Your task:
From the first line of the data down to and including the line with "-- (\b.west) -- ($(\b.west)+(-35,31.5)$)", copy everything exactly, leaving out pictures.

(Source code of charts)

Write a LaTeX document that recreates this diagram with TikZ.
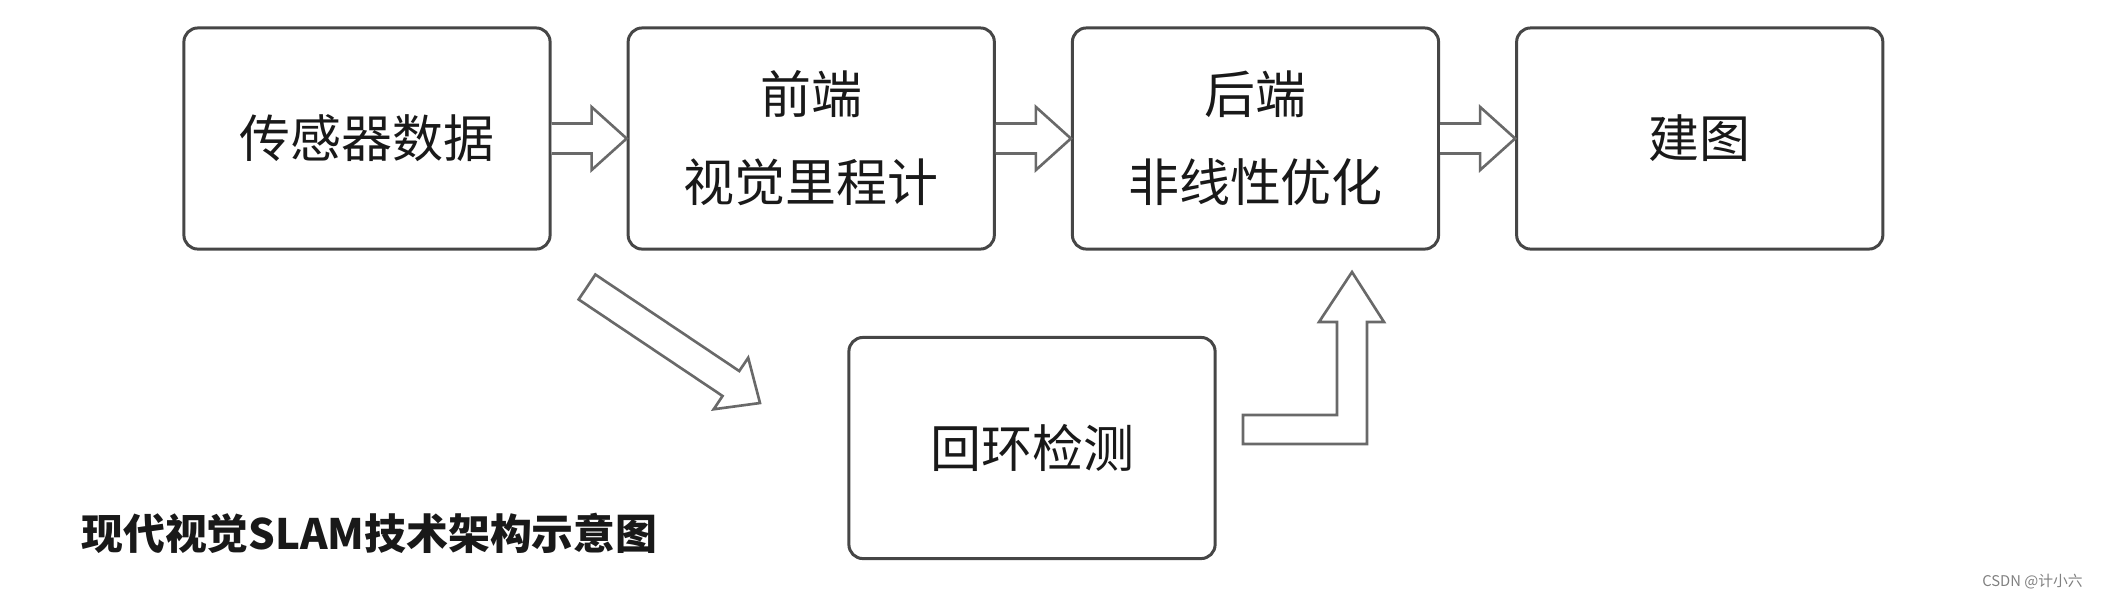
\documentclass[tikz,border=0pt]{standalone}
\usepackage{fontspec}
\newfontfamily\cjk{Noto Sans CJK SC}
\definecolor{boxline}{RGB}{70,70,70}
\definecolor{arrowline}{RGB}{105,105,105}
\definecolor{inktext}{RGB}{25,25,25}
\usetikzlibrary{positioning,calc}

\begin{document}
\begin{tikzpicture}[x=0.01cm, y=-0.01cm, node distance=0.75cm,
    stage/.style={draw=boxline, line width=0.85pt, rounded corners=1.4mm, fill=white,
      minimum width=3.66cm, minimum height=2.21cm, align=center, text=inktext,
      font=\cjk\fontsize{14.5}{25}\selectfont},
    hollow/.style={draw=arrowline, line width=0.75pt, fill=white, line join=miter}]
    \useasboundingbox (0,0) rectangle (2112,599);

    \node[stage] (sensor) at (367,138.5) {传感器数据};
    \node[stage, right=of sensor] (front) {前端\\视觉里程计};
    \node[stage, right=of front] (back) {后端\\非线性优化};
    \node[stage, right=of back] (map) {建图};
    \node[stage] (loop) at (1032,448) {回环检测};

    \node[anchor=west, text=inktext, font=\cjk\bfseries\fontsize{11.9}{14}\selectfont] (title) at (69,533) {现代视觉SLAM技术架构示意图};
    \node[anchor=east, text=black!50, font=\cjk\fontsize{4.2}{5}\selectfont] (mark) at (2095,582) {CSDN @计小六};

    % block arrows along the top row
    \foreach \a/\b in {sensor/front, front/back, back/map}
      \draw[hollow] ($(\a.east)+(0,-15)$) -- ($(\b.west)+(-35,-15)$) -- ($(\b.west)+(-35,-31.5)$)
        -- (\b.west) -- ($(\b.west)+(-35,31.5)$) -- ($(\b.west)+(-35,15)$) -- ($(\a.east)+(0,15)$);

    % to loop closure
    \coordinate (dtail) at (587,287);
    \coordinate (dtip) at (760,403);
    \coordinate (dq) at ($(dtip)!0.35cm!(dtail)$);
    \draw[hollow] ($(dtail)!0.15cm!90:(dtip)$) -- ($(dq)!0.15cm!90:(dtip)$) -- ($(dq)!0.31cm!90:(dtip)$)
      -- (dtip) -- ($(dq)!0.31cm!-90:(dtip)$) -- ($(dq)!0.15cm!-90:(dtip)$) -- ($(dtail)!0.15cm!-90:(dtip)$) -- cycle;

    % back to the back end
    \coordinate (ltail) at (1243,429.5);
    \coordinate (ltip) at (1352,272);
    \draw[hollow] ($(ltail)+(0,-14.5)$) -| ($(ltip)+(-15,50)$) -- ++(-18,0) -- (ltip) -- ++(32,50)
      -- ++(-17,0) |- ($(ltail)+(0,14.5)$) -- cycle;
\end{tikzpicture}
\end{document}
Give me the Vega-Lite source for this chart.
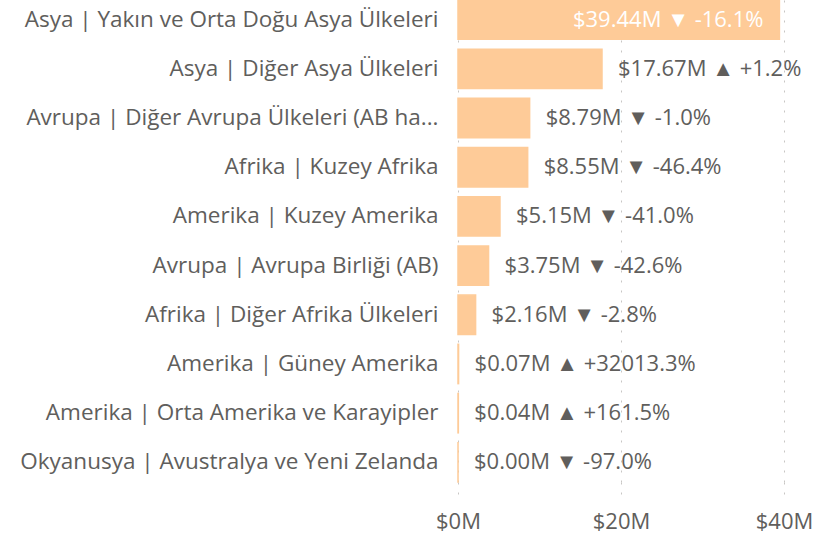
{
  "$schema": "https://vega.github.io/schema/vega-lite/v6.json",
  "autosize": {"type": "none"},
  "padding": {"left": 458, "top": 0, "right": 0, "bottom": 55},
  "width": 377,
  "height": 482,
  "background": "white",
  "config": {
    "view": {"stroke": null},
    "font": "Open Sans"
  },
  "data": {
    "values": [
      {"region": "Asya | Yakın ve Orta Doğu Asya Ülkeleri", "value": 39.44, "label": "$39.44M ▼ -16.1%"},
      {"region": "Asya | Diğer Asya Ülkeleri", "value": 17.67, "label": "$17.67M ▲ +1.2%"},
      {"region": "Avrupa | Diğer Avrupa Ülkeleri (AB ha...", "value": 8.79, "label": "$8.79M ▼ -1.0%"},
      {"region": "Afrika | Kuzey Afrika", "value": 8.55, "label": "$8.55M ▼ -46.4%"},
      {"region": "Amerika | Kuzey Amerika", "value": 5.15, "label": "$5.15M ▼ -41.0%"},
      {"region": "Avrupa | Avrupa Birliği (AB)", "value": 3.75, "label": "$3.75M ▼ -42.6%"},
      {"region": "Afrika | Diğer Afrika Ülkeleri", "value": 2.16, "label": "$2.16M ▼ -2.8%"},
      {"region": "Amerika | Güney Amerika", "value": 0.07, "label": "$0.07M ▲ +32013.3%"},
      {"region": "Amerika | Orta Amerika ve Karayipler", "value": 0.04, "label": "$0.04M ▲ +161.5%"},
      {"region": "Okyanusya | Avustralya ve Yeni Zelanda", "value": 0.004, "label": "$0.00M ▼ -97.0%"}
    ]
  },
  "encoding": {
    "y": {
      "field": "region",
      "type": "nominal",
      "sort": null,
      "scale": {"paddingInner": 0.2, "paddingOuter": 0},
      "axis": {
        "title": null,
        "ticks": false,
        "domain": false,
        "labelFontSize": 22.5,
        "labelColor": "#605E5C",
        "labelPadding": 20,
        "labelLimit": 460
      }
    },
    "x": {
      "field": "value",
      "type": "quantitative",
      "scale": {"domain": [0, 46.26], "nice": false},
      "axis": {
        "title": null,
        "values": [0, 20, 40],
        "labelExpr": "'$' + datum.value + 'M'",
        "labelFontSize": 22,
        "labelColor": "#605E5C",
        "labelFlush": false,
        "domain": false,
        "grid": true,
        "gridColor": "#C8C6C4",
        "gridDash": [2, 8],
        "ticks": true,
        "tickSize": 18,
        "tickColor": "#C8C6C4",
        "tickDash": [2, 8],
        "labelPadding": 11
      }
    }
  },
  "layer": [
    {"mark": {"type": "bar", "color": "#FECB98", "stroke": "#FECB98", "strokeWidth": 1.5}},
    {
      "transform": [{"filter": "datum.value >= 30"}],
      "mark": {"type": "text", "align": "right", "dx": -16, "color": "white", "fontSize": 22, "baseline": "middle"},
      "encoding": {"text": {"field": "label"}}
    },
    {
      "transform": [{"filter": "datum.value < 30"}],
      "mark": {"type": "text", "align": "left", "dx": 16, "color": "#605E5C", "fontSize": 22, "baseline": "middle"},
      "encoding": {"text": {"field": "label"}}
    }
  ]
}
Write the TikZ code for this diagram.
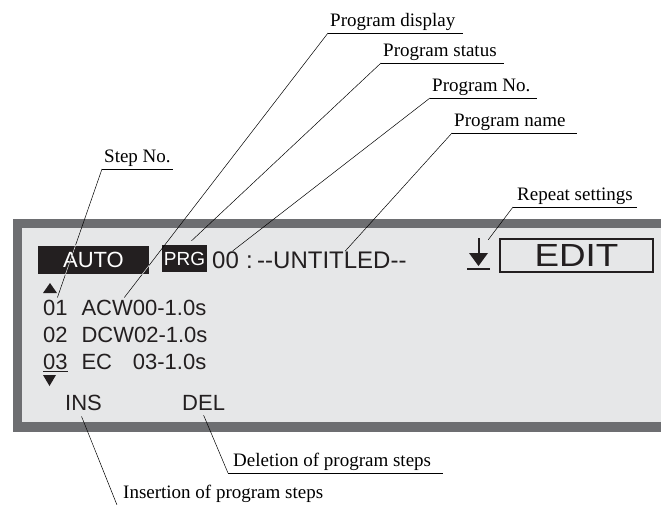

Response:
Write a LaTeX document that recreates this diagram with TikZ.
\documentclass[tikz,border=0pt]{standalone}
\usepackage{fontspec}
\newfontfamily\cjk{Noto Sans CJK SC}
\definecolor{boxline}{RGB}{70,70,70}
\definecolor{arrowline}{RGB}{105,105,105}
\definecolor{inktext}{RGB}{25,25,25}
\usetikzlibrary{positioning,calc}

\begin{document}
\begin{tikzpicture}[x=0.01cm, y=-0.01cm, node distance=0.75cm,
    stage/.style={draw=boxline, line width=0.85pt, rounded corners=1.4mm, fill=white,
      minimum width=3.66cm, minimum height=2.21cm, align=center, text=inktext,
      font=\cjk\fontsize{14.5}{25}\selectfont},
    hollow/.style={draw=arrowline, line width=0.75pt, fill=white, line join=miter}]
    \useasboundingbox (0,0) rectangle (2112,599);

    \node[stage] (sensor) at (367,138.5) {传感器数据};
    \node[stage, right=of sensor] (front) {前端\\视觉里程计};
    \node[stage, right=of front] (back) {后端\\非线性优化};
    \node[stage, right=of back] (map) {建图};
    \node[stage] (loop) at (1032,448) {回环检测};

    \node[anchor=west, text=inktext, font=\cjk\bfseries\fontsize{11.9}{14}\selectfont] (title) at (69,533) {现代视觉SLAM技术架构示意图};
    \node[anchor=east, text=black!50, font=\cjk\fontsize{4.2}{5}\selectfont] (mark) at (2095,582) {CSDN @计小六};

    % block arrows along the top row
    \foreach \a/\b in {sensor/front, front/back, back/map}
      \draw[hollow] ($(\a.east)+(0,-15)$) -- ($(\b.west)+(-35,-15)$) -- ($(\b.west)+(-35,-31.5)$)
        -- (\b.west) -- ($(\b.west)+(-35,31.5)$) -- ($(\b.west)+(-35,15)$) -- ($(\a.east)+(0,15)$);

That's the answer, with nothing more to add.